AUGUSTA — Leaders of St. Mark’s Episcopal Church voted Tuesday to close its residential home for women by the end of the year.

Church officials said a “fragile financial condition” motivated the decision to close the home on Winthrop Street by Dec. 31. The home was chartered by a legislative act in 1870 to aid poor women in and around the city, but now largely provides residential living for senior women who can live independently.

“We are proud to have served generations of women,” church officials said in a release announcing the closing. “The decision to close is a matter of great sadness to us and, we know, to all associated with the home.”

The home is governed by the Corporation of St. Mark’s Home, which includes the rector, wardens and vestry of St. Mark’s Church. The officials had previously agreed to close the home but had not set a date until Tuesday’s vote.

Officials said staff will help the five residents who live in the home relocate. The home could remain open beyond Dec. 31 if any residents have not yet found appropriate housing.

Heidi Shott, spokeswoman for the Episcopal Diocese of Maine, which announced the decision, said the home is staffed by two full-time employees and a number of part-time and per-diem employees.


“A generous severance package has been offered to our employees, a number of whom have served for more than 10 years,” officials said in the release.

Church officials said they would consult Maine law, the donors’ intentions and ministry needs before deciding what to do with the building and property.

Shott said earlier this week that the small number of residents has put financial pressure on the home, forcing the closing.

Church official Joseph Riddick told a legislative committee last year that there were nine residents in the home, which has a capacity of 17. Riddick said eight of those residents received financial assistance through endowments and trusts. Riddick successfully lobbied lawmakers to allow the home to drop “for women” from its name in an effort to include men. The plan never materialized.

A man who identified himself as the manager at the home declined to comment on the closing Wednesday, but others who had a close connection with the home reflected on happier days.

“It’s a sad day around here,” said Kay O’Brien of Augusta, who volunteered at the home for 10 years until leaving last year, serving one term as president of the board of directors and two as president of the advisory board during that time.


“The whole atmosphere was wonderful,” O’Brien said. “It was a joy to go there and volunteer.”

Carol Smith of Litchfield, who retired last year as the home’s administrator, said she is waiting for the dust to settle before contacting residents and staff.

“I was there 17 years and absolutely loved every moment of it,” Smith said. “I just feel so sad our times have changed. It’s heartbreaking.”

Smith said there were eight residents when she began working at the home and eight when she left, but the house was twice filled to capacity in between.

“We maintained the home as if it was our own home and kept the home as close to a family relationship as we could,” Smith said. “It wasn’t an institution. It was a home.”

O’Brien recalled the entertainment, weekly chapel services and Christmas parties.

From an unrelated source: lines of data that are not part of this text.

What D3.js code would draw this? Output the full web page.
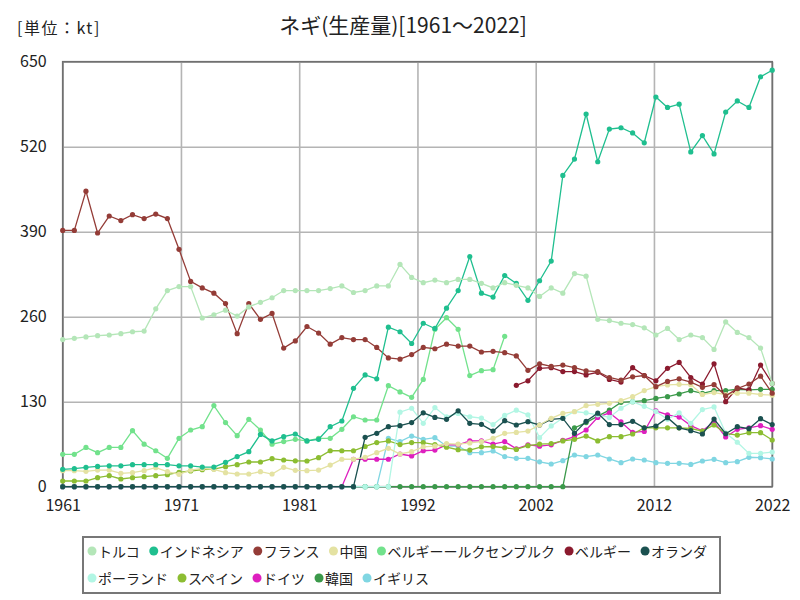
<!DOCTYPE html>
<html><head><meta charset="utf-8">
<script src="https://cdn.jsdelivr.net/npm/d3@7"></script>
<style>
body{margin:0;background:#fff;}
text{font-family:"Noto Sans CJK JP","Noto Sans",sans-serif;fill:#222;}
</style></head>
<body><svg id="chart" width="800" height="600"></svg>
<script>
const years = d3.range(1961, 2023);
const legendLabels = ["トルコ","インドネシア","フランス","中国","ベルギーールクセンブルク","ベルギー","オランダ","ポーランド","スペイン","ドイツ","韓国","イギリス"];
const colors = ["#b4e6b8","#1fbf8f","#943c37","#e4e2a2","#72e28c","#8b1a2e","#1b5150","#b2f6e4","#8cbd32","#de1fbf","#3b994a","#80d6e2"];

const turkey = [225,227,229,231,232,234,237,238,272,300, 306,306,258,263,270,261,275,282,289,300, 300,300,300,303,307,297,300,307,307,340, 320,312,316,312,317,317,311,304,312,308, 304,291,304,296,326,322,256,254,250,248, 243,232,242,225,232,228,210,252,236,228, 212,158];
const indonesia = [26.6,27.5,29.7,31,32,32,33.7,33.7,33.7,33.7, 32,32,30,30,37.3,46,53.5,80,70,76.5, 80.6,70,72.5,91.8,100.5,150.5,171,165,244,237, 219,250,242,273,300,352,296,290,323,311, 285,315,345,476,501,570,497,547,549,541, 526,596,580,585,512,537,509,573,590,580, 627,637];
const france = [392,392,452,388,414,407,416,410,417,410, 363,314,304,296,280,234,280,256,265,212, 223,245,235,218,228,225,225,213,197,195, 202,213,211,218,215,215,206,207,205,200, 178,188,184,186,182,177,176,167,163,168, 170,153,161,165,160,152,156,139,150,157, 169,143];
const china = [24.5,24.5,23.5,25.5,25.5,20.4,21.4,24.5,29,23, 19,25.5,28,26.6,21.4,19.4,19.4,23,19.4,29.7, 25,24.5,25.5,33,42,42,45,52,58.7,50, 53.5,61,62,66,65,67,69,74,81.6,83, 85,94.4,104.6,112,114.7,124,126,127.5,131.5,137.7, 147,153,155.6,156.6,156,141,144,141,143,143, 141,140];
const belLux = [49.5,49.5,60,52,60,60,85.7,65,55,43.4, 74,86.7,91.8,124,98,78,103,86.7,65,69, 72.5,70,74,74,87.8,107,102,102,154.5,145, 136.7,164,240.7,258.5,240.7,170,177.4,179,230,null, null,null,null,null,null,null,null,null,null,null, null,null,null,null,null,null,null,null,null,null, null,null];
const belgium = [null,null,null,null,null,null,null,null,null,null, null,null,null,null,null,null,null,null,null,null, null,null,null,null,null,null,null,null,null,null, null,null,null,null,null,null,null,null,null,155, 162,181,182,176,176,171,175,164,160,182, 170,162,181,190,167,157,188,130,151,148, 186,158];
const netherlands = [0,0,0,0,0,0,0,0,0,0, 0,0,0,0,0,0,0,0,0,0, 0,0,0,0,0,0,75.5,81.6,91.8,93.3, 98,113,106,103,116,97,95.4,85,101,94.4, 99.4,94.4,103,104.6,81.6,100,112.5,95,95,100, 90,92.8,105.6,90,85.7,80.6,103.5,81,91.8,88.7, 104,95];
const poland = [0,0,0,0,0,0,0,0,0,0, 0,0,0,0,0,0,0,0,0,0, 0,0,0,0,0,0,0,0,0,114, 120,97,121,107,112,107,105,95,109,117, 110,75,93,105,115,113,110,106,120,130, 123,115,103,113,97,118,122,82,68,51, 51,53];
const spain = [8.7,8.7,8.7,13.8,16.8,11.8,13.8,15.3,16.8,18.4, 22,24,26,27,30.6,33.7,37.8,37.8,42.8,40.8, 39.5,39.3,44.4,55,55,55,61.5,67.5,70,64.5, 67.5,67.5,64.5,60.5,56.5,56,61,61.5,59.6,57, 62.7,65,66,70,72.5,77.5,70,76.5,76.5,80.6, 90,90,90,90,89,85,94.4,81.6,79,82.6, 82.6,71.4];
const germany = [0,0,0,0,0,0,0,0,0,0, 0,0,0,0,0,0,0,0,0,0, 0,0,0,0,0,42,42,42,42,50, 47,55,56,64,64,70,70,65,69,58, 64,62,64,71,76.5,86.7,106,113,99,83, 84.5,116,110,106.5,93.5,85.4,99,76,87.8,90, 93.4,87.8];
const korea = [0,0,0,0,0,0,0,0,0,0, 0,0,0,0,0,0,0,0,0,0, 0,0,0,0,0,0,0,0,0,0, 0,0,0,0,0,0,0,0,0,0, 0,0,0,0,90,98,108,117,129,130, 131.5,135,137.7,141.8,146.8,142.8,146.8,146.8,149,148, 149,149];
const uk = [0,0,0,0,0,0,0,0,0,0, 0,0,0,0,0,0,0,0,0,0, 0,0,0,0,0,0,0,0,74,69, 77.5,72.5,75,62,62,52,52,54.6,46,43.4, 43.4,38,34.7,39.8,48.5,46,48.5,42.4,36.7,42.4, 40.8,36.7,35.7,35.7,34,39.3,41.9,36.7,38.2,45, 44.4,42.4];

const allValues = [turkey,indonesia,france,china,belLux,belgium,netherlands,poland,spain,germany,korea,uk];
const yTicks = [0,130,260,390,520,650];
const xTickCount = 6;
const titleText = "ネギ(生産量)[1961～2022]";
const unitText = "[単位：kt]";

const svg = d3.select("#chart");
const L = 62.7, R = 772.2, T = 61.7, B = 486.7;
const x = d3.scaleLinear().domain([1961, 2022]).range([L, R]);
const y = d3.scaleLinear().domain([0, 650]).range([B, T]);

svg.append("text").attr("x", 403).attr("y", 33).attr("text-anchor","middle")
  .style("font-size","21px").text(titleText);
svg.append("text").attr("x", 17).attr("y", 34)
  .style("font-size","16px").style("letter-spacing","1.5px").text(unitText);

// grid
const xTicks = d3.range(0, xTickCount+1).map(i => 1961 + i*(2022-1961)/xTickCount);
const gx = svg.append("g").attr("transform", `translate(0,${B})`)
  .call(d3.axisBottom(x).tickValues(xTicks).tickSize(-(B-T)).tickPadding(13)
    .tickFormat(d => Math.round(d)));
gx.select(".domain").remove();
gx.selectAll("line").attr("stroke","#b4b4b4").attr("stroke-width",1.6);
gx.selectAll("text").style("font-size","16px").attr("fill","#222");

const gy = svg.append("g").attr("transform", `translate(${L},0)`)
  .call(d3.axisLeft(y).tickValues(yTicks).tickSize(-(R-L)).tickPadding(16));
gy.select(".domain").remove();
gy.selectAll("line").attr("stroke","#b4b4b4").attr("stroke-width",1.6);
gy.selectAll("text").style("font-size","16px").attr("fill","#222");

// frame
svg.append("rect").attr("x",L).attr("y",T).attr("width",R-L).attr("height",B-T)
  .attr("fill","none").attr("stroke","#707070").attr("stroke-width",1.6);

// series, drawn in reverse so earlier legend items end up on top
const line = d3.line().defined(d => d[1] !== null).x(d => x(d[0])).y(d => y(d[1]));
const order = d3.range(allValues.length).reverse();
order.forEach(i => {
  const data = years.map((yr, k) => [yr, allValues[i][k]]);
  const g = svg.append("g");
  g.append("path").datum(data).attr("d", line).attr("fill","none")
    .attr("stroke", colors[i]).attr("stroke-width", 1.3);
  g.selectAll("circle").data(data.filter(d => d[1] !== null)).join("circle")
    .attr("cx", d => x(d[0])).attr("cy", d => y(d[1])).attr("r", 2.6)
    .attr("fill", colors[i]);
});

// legend
const lg = svg.append("g");
lg.append("rect").attr("x",83).attr("y",537).attr("width",637).attr("height",56)
  .attr("fill","#fff").attr("stroke","#777").attr("stroke-width",2);
let lx = 92, ly = 551;
legendLabels.forEach((name, i) => {
  const it = lg.append("g");
  const t = it.append("text").attr("x", 6).attr("y", 5.5).style("font-size","14px").text(name);
  const w = t.node().getComputedTextLength();
  if (lx + 6 + w > 718) { lx = 92; ly += 27; }
  it.attr("transform", `translate(${lx},${ly})`);
  it.append("circle").attr("cx",0).attr("cy",0).attr("r",4.5).attr("fill",colors[i]);
  lx += 6 + w + 14;
});
</script></body></html>
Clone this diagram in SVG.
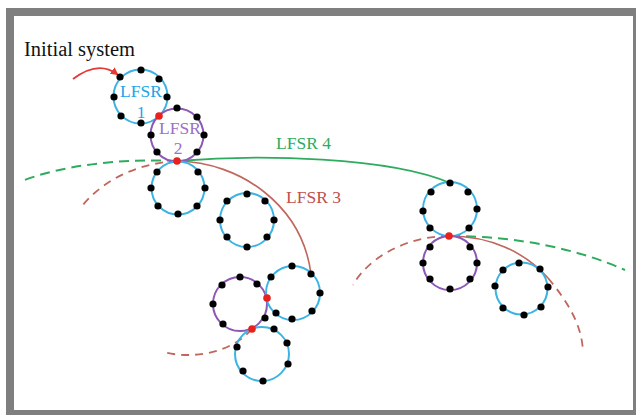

“The women were there by their own choice,” O’Brien said. “We’d give them a tour and let them make a decision. We always had wonderful ladies that decided to make it their home. It was a special place.”

O’Brien credits Smith for fostering the familial atmosphere. The house was always clean and well maintained and the grounds were always neat and trim. There were 10 volunteers on the advisory board, O’Brien said. All left when Smith retired.

“She was the one that kept that place a graceful place for women,” O’Brien said. “It was an elegant, calming, safe haven for them.”

Smith said there were 21 employees during her tenure, most of whom worked part time. The home continues to be staffed 24 hours per day.

“We had a lot of retirees and professionals looking for a supplemental income,” Smith said.

Smith anticipates the transition to a new facility will be difficult for the residents.


“Many of them have been there eight or nine years,” she said. “There are friendships and relationships that grew from that. It’s going to be traumatic.”